While Mr Müller doesn’t receive any additional fees for being a director of the airline, his basic salary remains subject to annual review.

In this regard, his pay remained unchanged at €475,000. However, Mr Müller’s pension contributions totalled €175,000, with “other benefits” amounting to €51,000. Although his performance-related bonus decreased from €647,000 to €420,000; his overall bonus essentially grew significantly as he was also awarded a special bonus of €400,000.

Last month, Aer Lingus reported a set of annual figures — featuring a 2.3% rise in revenue to almost €1.43bn, a 0.6% increase in total profit for the year to €34.1m but a near 12% drop in operating profit to €61.1m, with long-haul revenues climbing strongly, but short-haul sales falling — which Mr Müller described as the first sign of significant growth since the onset of the downturn.

He was quoted last month saying that he was “broadly satisfied” with the figures, but added the airline “could have done better”.

Outgoing chief financial officer, Andrew MacFarlane, voluntarily took a 23% reduction in basic salary last year to €330,000; with his overall remuneration package falling from €876,000 to €669,000. His annual performance-related bonus came to €177,000, with a pension contribution of €107,000 and ‘other benefits’ at €55,000.

Impact said staff were “dismayed” by Mr Müller’s remuneration package. It said it was insulting to staff who are likely to be facing a “substantial cut in their retirement incomes on top of a decision by the company to slash an agreed staff gain sharing payment by up to 80%”.

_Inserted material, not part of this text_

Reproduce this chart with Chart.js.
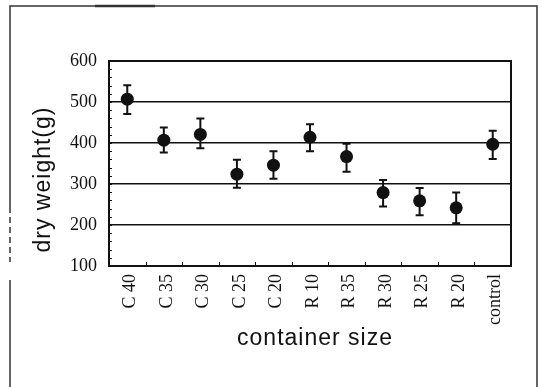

Impact national secretary Matt Staunton said the airline announced it is to cut payments under an agreed gain sharing scheme. “The Greenfield rescue agreement included a payment for profitability targets worth an average of less than €1,000 per worker for their contribution to keeping the company in profit. The company has announced it will now pay only €250 under the gain sharing agreement. This is in stark contrast to those bonus payments made to Mr Müller.

Siptu pension policy adviser Dermot O’Loughlin said: “It is ironic that Aer Lingus has chosen to increase its pension contribution to the chief executive from 25% to 40% at a time when it has continually failed to resolve the pension debacle for employees of the company.”